O autor, Thomas Hardy, foi severamente criticado na época tanto pelo pessimismo de sua obra quanto pela suposta licenciosidade de sua obra, que feria o código de moralidade de um vitorianismo tardio puritano e recalcado. Tais críticas chegaram ao nível do insuportável após o lançamento do romance subsequente, “Jude, the Obscure”, praticamente uma Tess de calças, onde o personagem principal luta com todas as forças que lhe são possíveis para perceber ao final de sua vida (curta, como a de Tess) que não há como lutar contra forças históricas e contra a ideologia que domina as forças de produção. Após a repercussão terrível de “Tess” e “Jude”, Hardy abandona o romance e passa a se dedicar exclusivamente à poesia.
O romance, um calhamaço de 592 páginas, foi adaptado para o cinema por Roman Polanski, o também estuprador de uma adolescente recentemente preso na Suíça, estrelado por uma deslumbrante Nastassja Kinski, então com 19 anos.

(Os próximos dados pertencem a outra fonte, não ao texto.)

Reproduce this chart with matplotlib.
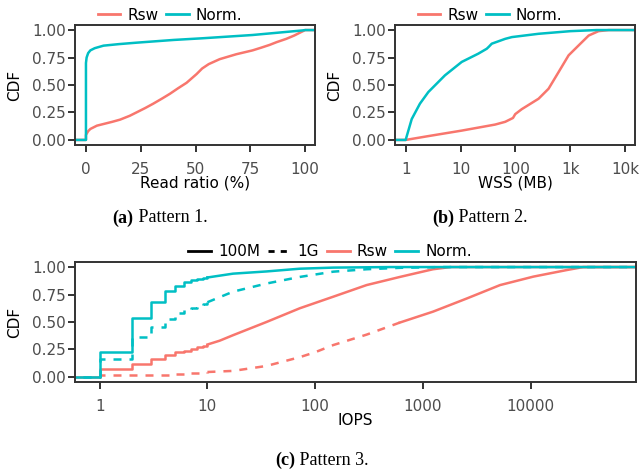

Se por um lado o filme fracassa ao retratar as relações sociais de então, concentrando-se principalmente nos desencontros das relações humanas (aliás, o filme ganhou um ridículo subtítulo em português por ocasião de seu relançamento em DVD: Tess – Uma lição de vida. Lição de vida do quê? A coitada da Tess só fez cagada e no final morreu por causa disso), por outro o filme reproduz o tratamento quase fetichista que o narrador do romance dedicava à protagonista. A beleza, a sensualidade ingênua mas abrasadora, os lábios carnudos e vermelhos narrados no romance estão lá presentes no filme. Presentes na beleza ao mesmo tempo arrebatadora e inibida de Tess, representada por Nastassja.
Thomas Hardy poderia até não aprovar a adaptação cinematográfica de sua obra (recentemente adaptada para a televisão em uma minissérie de quatro capítulos produzida pela BBC), mas certamente se orgulharia da Tess interpretada por Nastassja Kinski.